For the current calculation, you should divide it by the frequency if dynamic scan

It is not the scan frequency that matters at all, it is the ratio of on to off time. This should be expressed as a percentage and used to calculate the average current.
I was making the point that this not only cuts down the current but also cut down the brightness and so you might have to increase the current even further to componsate.
Measuring the current of a multiplexing display is tricky because you have a rapidly varying current and most current meters will not give you an accurate measure of this. At best a moving coil meter will show the average current not the peak current which is what you want in this situation.
The best way to measure the current is by looking at the voltage across an in line resistor, then you can see exactly what is happening.

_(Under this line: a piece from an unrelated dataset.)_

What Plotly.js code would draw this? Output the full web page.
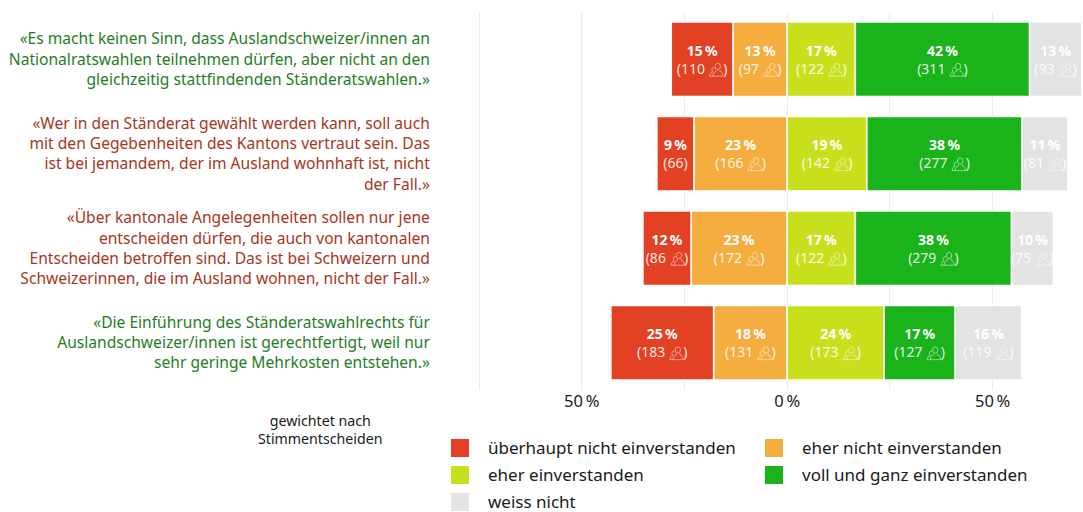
<!DOCTYPE html>
<html><head><meta charset="utf-8">
<script src="https://cdn.plot.ly/plotly-3.0.1.min.js"></script>
<style>html,body{margin:0;padding:0;background:#fff}#c{width:1083px;height:512px}</style>
</head><body><div id="c"></div>
<script>
const rows = [0, 1, 2, 3];
const questions = [
  "«Es macht keinen Sinn, dass Auslandschweizer/innen an<br>Nationalratswahlen teilnehmen dürfen, aber nicht an den<br>gleichzeitig stattfindenden Ständeratswahlen.»",
  "«Wer in den Ständerat gewählt werden kann, soll auch<br>mit den Gegebenheiten des Kantons vertraut sein. Das<br>ist bei jemandem, der im Ausland wohnhaft ist, nicht<br>der Fall.»",
  "«Über kantonale Angelegenheiten sollen nur jene<br>entscheiden dürfen, die auch von kantonalen<br>Entscheiden betroffen sind. Das ist bei Schweizern und<br>Schweizerinnen, die im Ausland wohnen, nicht der Fall.»",
  "«Die Einführung des Ständeratswahlrechts für<br>Auslandschweizer/innen ist gerechtfertigt, weil nur<br>sehr geringe Mehrkosten entstehen.»"
];
const questionColors = ["#1f7d1f", "#a83422", "#a83422", "#1f7d1f"];

const stronglyDisagree = [15.0, 9.0, 11.7, 25.0];
const ratherDisagree   = [13.2, 22.7, 23.4, 17.9];
const ratherAgree      = [16.6, 19.4, 16.6, 23.6];
const stronglyAgree    = [42.4, 37.8, 38.0, 17.3];
const dontKnow         = [12.7, 11.1, 10.2, 16.2];

const nStronglyDisagree = [110, 66, 86, 183];
const nRatherDisagree   = [97, 166, 172, 131];
const nRatherAgree      = [122, 142, 122, 173];
const nStronglyAgree    = [311, 277, 279, 127];
const nDontKnow         = [93, 81, 75, 119];

const pctStronglyDisagree = [15, 9, 12, 25];
const pctRatherDisagree   = [13, 23, 23, 18];
const pctRatherAgree      = [17, 19, 17, 24];
const pctStronglyAgree    = [42, 38, 38, 17];
const pctDontKnow         = [13, 11, 10, 16];

const tickValues = [-75, -50, -25, 0, 25, 50];
const tickLabels = ["", "50\u2009%", "", "0\u2009%", "", "50\u2009%"];

const legendNames = ["überhaupt nicht einverstanden", "eher nicht einverstanden", "eher einverstanden", "voll und ganz einverstanden", "weiss nicht"];
const colors = ["#e24124", "#f6ad3f", "#c8e01c", "#1ab31a", "#e3e3e3"];

const FONT = '"Noto Sans", "Open Sans", sans-serif';
const L = 476, W = 607, T = 12, H = 378;

function labels(pct, n, noIcon) {
  return pct.map((p, i) => {
    const tail = noIcon && noIcon[i] ? ")" : "\u00a0\u00a0\u00a0\u00a0\u00a0)";
    return "<b>" + p + "\u2009%</b><br><span style=\"color:rgba(255,255,255,0.88)\">(" + n[i] + tail + "</span>";
  });
}
function bar(name, color, vals, sign, pct, n, noIcon) {
  return {
    type: "bar", orientation: "h", name: name, y: rows,
    x: vals.map(v => sign * v),
    width: 0.79,
    marker: {color: color, line: {color: "#ffffff", width: 1.5}},
    text: labels(pct, n, noIcon),
    textposition: "inside", insidetextanchor: "middle", textangle: 0,
    constraintext: "none", cliponaxis: false,
    textfont: {family: FONT, size: 14, color: "#ffffff"},
    hoverinfo: "name+x", showlegend: false
  };
}
const traces = [
  bar(legendNames[1], colors[1], ratherDisagree, -1, pctRatherDisagree, nRatherDisagree),
  bar(legendNames[0], colors[0], stronglyDisagree, -1, pctStronglyDisagree, nStronglyDisagree, [false, true, false, false]),
  bar(legendNames[2], colors[2], ratherAgree, 1, pctRatherAgree, nRatherAgree),
  bar(legendNames[3], colors[3], stronglyAgree, 1, pctStronglyAgree, nStronglyAgree),
  bar(legendNames[4], colors[4], dontKnow, 1, pctDontKnow, nDontKnow)
];

const iconSvg = '<svg xmlns="http://www.w3.org/2000/svg" viewBox="0 0 28 28"><g fill="none" stroke="#ffffff" stroke-opacity="0.6" stroke-width="1.6"><ellipse cx="17" cy="8" rx="5" ry="6"/><path d="M14 15v2c-3 1-6 3-6 9h19c0-6-3-8-6-9v-2"/><path d="M11 10a4 4 0 0 0-5 4c0 2 1 3 2 4c-4 1-6 4-6 8h6"/></g></svg>';
const iconSrc = "data:image/svg+xml;utf8," + encodeURIComponent(iconSvg);

const images = [];
const PXX = 4.11, PXY = 94.4;
function addIcons(vals, sign, n, start, noIcon) {
  rows.forEach(i => {
    if (noIcon && noIcon[i]) return;
    const centre = start[i] + sign * vals[i] / 2;
    const off = (String(n[i]).length === 3 ? 14 : 10.5) / PXX;
    images.push({source: iconSrc, xref: "x", yref: "y", x: centre + off, y: rows[i] + 10.5 / PXY,
      sizex: 15 / PXX, sizey: 15 / PXY, sizing: "stretch", xanchor: "center", yanchor: "middle", layer: "above"});
  });
}
addIcons(ratherDisagree, -1, nRatherDisagree, [0, 0, 0, 0]);
addIcons(stronglyDisagree, -1, nStronglyDisagree, ratherDisagree.map(v => -v), [false, true, false, false]);
addIcons(ratherAgree, 1, nRatherAgree, [0, 0, 0, 0]);
addIcons(stronglyAgree, 1, nStronglyAgree, ratherAgree);
addIcons(dontKnow, 1, nDontKnow, ratherAgree.map((v, i) => v + stronglyAgree[i]));

const shapes = [], annotations = [];
const legendX = [451, 765, 451, 765, 451];
const legendY = [448, 448, 475, 475, 502];
legendNames.forEach((nm, i) => {
  shapes.push({type: "rect", xref: "paper", yref: "paper", layer: "above",
    x0: (legendX[i] - L) / W, x1: (legendX[i] + 18 - L) / W,
    y0: (T + H - legendY[i] + 9) / H, y1: (T + H - legendY[i] - 9) / H,
    fillcolor: colors[i], line: {width: 0}});
  annotations.push({xref: "paper", yref: "paper", x: (legendX[i] + 36 - L) / W, y: (T + H - legendY[i] + 1) / H,
    xanchor: "left", yanchor: "middle", showarrow: false, text: nm, height: 22, borderpad: 0,
    font: {family: FONT, size: 17, color: "#1a1a1a"}});
});
annotations.push({xref: "paper", yref: "paper", x: (320.5 - L) / W, y: (T + H - 429) / H,
  xanchor: "center", yanchor: "middle", align: "center", showarrow: false,
  text: "gewichtet nach<br>Stimmentscheiden", font: {family: FONT, size: 14.2, color: "#1a1a1a"}});

const layout = {
  width: 1083, height: 512,
  margin: {l: L, r: 0, t: T, b: 512 - T - H, pad: 0},
  paper_bgcolor: "#ffffff", plot_bgcolor: "#ffffff",
  barmode: "relative", bargap: 0.21,
  font: {family: FONT, color: "#1a1a1a"},
  xaxis: {range: [-75.73, 72], tickmode: "array", tickvals: tickValues, ticktext: tickLabels,
    showgrid: true, gridcolor: "#ebebeb", gridwidth: 1.3, zeroline: true, zerolinecolor: "#ebebeb", zerolinewidth: 1.3,
    showline: false, ticks: "", ticklabelstandoff: -1,
    tickfont: {family: FONT, size: 16.5, color: "#1a1a1a"}, fixedrange: true},
  yaxis: {range: [3.5, -0.5], tickmode: "array", tickvals: rows,
    ticktext: questions.map((q, i) => '<span style="color:' + questionColors[i] + '">' + q + "</span>"),
    showgrid: false, zeroline: false, showline: false, ticks: "outside", ticklen: 42, tickcolor: "rgba(0,0,0,0)",
    tickfont: {family: FONT, size: 15.6, color: "#1f7d1f"}, fixedrange: true},
  shapes: shapes, annotations: annotations, images: images
};
Plotly.newPlot("c", traces, layout, {displayModeBar: false, responsive: false});
</script></body></html>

Hi Mike: Thank you for the correction.

IMHO, the LED dot matrix is an assembled RGB LED matrix, so I think it could be of reference. And, could we see ratio of on to off time as the inverse of scan frequency? For the brightness, is it linear relation with duty rate too? I think human eyes might have some weakness distinguishing multiplexing trick... Not sure again, a controlled experiment is needed:(

We are testing the Matrix by this simple and rash way, taken assumption that the limitation of 500ma current limit would ensure the dot-matrix's safety.

Your suggestion on the current measurement is helpful, we would do it this way :slight_smile:

Lastly, apologize for not reading the post throughoutly, I read a comment on my flickr pic and it leads me here. My pleasure to join the discussion! ^^

Grumpy_Mike, to conclude, what do you advice me?

I need the easiest way.
A guy (Brian: http://www.viddler.com/explore/dioioib/videos/9/) uses exactly the same stuff and uses only the usb power...!
without problem...
I don't understand..

I put the code from the atmega8 on the backpack
I should dive into it deeper... multiplexing is in it!